I’m watching Cooked, the documentary series on Netflix featuring Michael Pollan, and I was inspired to share my life with respect to some of the ideas presented in the show.
Namely, home cooked meals.
My family eats most of our meals at home, and almost all of them are made from scratch.
Scratch cooking means the meals are made from fresh ingredients. Therefore, we don’t eat a lot of meals made from ingredients that are pre-cooked or processed, except a few (canned sardines/tuna, organic salsa, BBQ sauce, etc).
Sadly, it’s not what’s going on in most American homes anymore. Michael Pollan points out in Cooked that as the amount of time cooking went down, obesity went up. I’m not surprised.
Maybe I’m a bit strange, but I get such a rush from cooking this way. I think making meals from scratch is beautiful, especially when I’m connected to my food by knowing my farmer, fisherman, and rancher. When I cut into an orange that was grown in my mom’s yard, and the light hits it just right so I see the misty spray coming from the peel, and I smell the intense aroma… I get chills from the thrill.

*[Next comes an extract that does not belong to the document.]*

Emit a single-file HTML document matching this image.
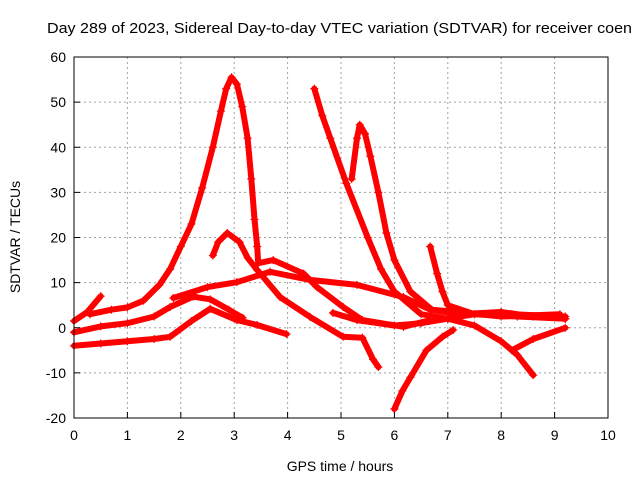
<!DOCTYPE html>
<html><head><meta charset="utf-8">
<style>
html,body{margin:0;padding:0;background:#fff;}
svg{display:block;font-family:"Liberation Sans",sans-serif;}
</style></head>
<body>
<svg id="chart" width="640" height="480" viewBox="0 0 640 480">
<rect width="640" height="480" fill="#fff"/>
<text x="47" y="33" font-size="15" textLength="585" lengthAdjust="spacingAndGlyphs">Day 289 of 2023, Sidereal Day-to-day VTEC variation (SDTVAR) for receiver coen</text>
<g id="grid"></g>
<g id="series"></g>
<rect x="74" y="57" width="534" height="361" fill="none" stroke="#000" stroke-width="1"/>
<g id="axes"></g>
<text x="340" y="471" font-size="14" text-anchor="middle">GPS time / hours</text>
<text x="20" y="237" font-size="14" text-anchor="middle" transform="rotate(-90 20 237)">SDTVAR / TECUs</text>
</svg>
<script>
const xTicks=[0,1,2,3,4,5,6,7,8,9,10];
const yTicks=[-20,-10,0,10,20,30,40,50,60];
const track1=[[0,-4],[0.5,-3.5],[1,-3],[1.5,-2.5],[1.8,-2],[2.2,1.5],[2.55,4.2],[3.05,1.7],[3.43,0.6],[3.98,-1.4]];
const track2=[[0,-1],[0.5,0.3],[1,1],[1.5,2.5],[1.8,4.6],[2.23,6.9],[2.55,6.3],[2.9,4],[3.16,2.2]];
const track3=[[0,1.5],[0.25,3.5],[0.5,7]];
const track4=[[0.3,3],[0.7,4],[1,4.5],[1.3,6],[1.6,9.5],[1.8,13],[2,18],[2.2,23],[2.4,31],[2.6,40],[2.75,48],[2.85,53],[2.95,55.5],[3.05,54],[3.15,49],[3.25,42],[3.32,33],[3.38,24],[3.43,18],[3.45,14.3],[3.73,15],[4.3,12],[4.55,9],[5.04,4.6],[5.4,1.7],[6.17,0.2],[6.67,1.7]];
const track5=[[2.6,16],[2.7,19],[2.87,21],[3.1,19],[3.25,15.5],[3.43,12.8],[3.86,6.8],[4.42,2.4],[5.04,-2],[5.4,-2.2],[5.6,-7],[5.7,-8.7]];
const track6=[[1.86,6.6],[2.5,9],[3.05,10.1],[3.67,12.4],[4.42,10.6],[5.3,9.5],[6.17,6.8],[6.67,4],[7.2,3],[8,3.5],[8.6,2.5],[9.2,2]];
const track7=[[4.5,53],[4.65,47],[4.8,42],[5.1,32],[5.5,20],[5.75,13],[6,8],[6.5,3],[7,2],[7.5,3],[8.2,3],[9.2,2.5]];
const track8=[[5.2,33],[5.3,42],[5.35,45],[5.45,43],[5.55,38],[5.7,30],[5.85,21],[6,15],[6.3,8],[6.7,4],[7.2,3.5],[8,2.5],[9.1,3]];
const track9=[[6.67,18],[6.8,12],[6.9,8],[7,5],[7.5,3],[8.3,2.5],[9.2,2]];
const track10=[[6,-18],[6.15,-14],[6.3,-11],[6.6,-5],[6.9,-2],[7.1,-0.5]];
const track11=[[4.85,3.3],[5.3,1.7],[6,0.5],[6.5,1],[7,2],[7.5,0.5],[8,-3],[8.3,-6],[8.6,-10.5]];
const track12=[[8.2,-5],[8.6,-2.5],[9.2,0]];
const tracks=[track1,track2,track3,track4,track5,track6,track7,track8,track9,track10,track11,track12];
const X0=74,X1=608,Y0=418,Y1=57;
function xs(v){return X0+(v-0)/(10-0)*(X1-X0);}
function ys(v){return Y0-(v+20)/(80)*(Y0-Y1);}
const NS='http://www.w3.org/2000/svg';
const grid=document.getElementById('grid'),axes=document.getElementById('axes'),ser=document.getElementById('series');
function mk(t,a){const e=document.createElementNS(NS,t);for(const k in a)e.setAttribute(k,a[k]);return e;}
xTicks.forEach(t=>{
 const x=xs(t);
 if(t>0&&t<10){const g=mk('line',{x1:x,x2:x,y1:Y1,y2:Y0,stroke:'#a0a0a0','stroke-dasharray':'2,3'});
 
 
 grid.appendChild(g);}
 const tk=mk('line',{x1:x,x2:x,y1:Y0,y2:Y0-6,stroke:'#000'});
 
 
 axes.appendChild(tk);
 const tx=mk('text',{x:x,y:Y0+22,'font-size':14,'text-anchor':'middle'});tx.textContent=t;
 
 
 axes.appendChild(tx);
});
yTicks.forEach(t=>{
 const y=ys(t);
 if(t>-20&&t<60){const g=mk('line',{x1:X0,x2:X1,y1:y,y2:y,stroke:'#a0a0a0','stroke-dasharray':'2,3'});
 
 
 grid.appendChild(g);}
 const tk=mk('line',{x1:X0,x2:X0+6,y1:y,y2:y,stroke:'#000'});
 
 
 axes.appendChild(tk);
 const tx=mk('text',{x:X0-8,y:y+5,'font-size':14,'text-anchor':'end'});tx.textContent=t;
 
 
 axes.appendChild(tx);
});
tracks.forEach((tr,i)=>{
 const d=tr.map((p,j)=>(j?'L':'M')+xs(p[0]).toFixed(1)+' '+ys(p[1]).toFixed(1)).join(' ');
 const p=mk('path',{d:d,fill:'none',stroke:'#ff0000','stroke-width':6,'stroke-linejoin':'round','stroke-linecap':'round'});
 
 
 ser.appendChild(p);
 tr.forEach(pt=>{
  const x=xs(pt[0]),y=ys(pt[1]);
  const m=mk('path',{d:`M${x-4} ${y}H${x+4}M${x} ${y-4}V${y+4}`,stroke:'#ff0000','stroke-width':1.2});
  
  
  ser.appendChild(m);
 });
});
</script>
</body></html>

In fact, my Amazon wish list is filled with pots, quality utensils, and other kitchen gadgets I want in my collection. When a birthday or holiday comes around, I ask for these things. Do I ask for clothes, purses, or shoes? No. I ask for a Le Creuset pot or a fancy ice cream machine or a beautiful salt collection.
I’ll admit not every meal I make is a success, in spite of the time I put into it. I also recognize that making all of these meals isn’t always easy. I experience a large part of my life in the kitchen preparing food, shopping for food, cleaning up after cooking (there are so many dishes to wash!). But… At least I know what’s in my food. I approve of the ingredients. I don’t have to wonder.
Scratch cooking, for me, was a process that occurred over the years as I learned more and became more confident in the kitchen. I took classes, I asked mom and dad questions, I read cookbooks, and I practiced. I didn’t read just any books on food though, I read books about how to shop for produce, what spices go well together, and the science behind cooking.
As a result, my comfort level in the kitchen has grown tremendously. For the most part, I can fix my messes, and if I can’t, I still know the meal was made with wholesome organic ingredients, which compensates for any culinary mishaps, at least in my opinion.
My meals are pure, organic, and prepared just the way I want. And, aside from the obvious nutrition reasons, it comes back to Chop Wood Carry Water for me. I enjoy the process. The kitchen draws me in… if I’m not making something I’ll find something to make.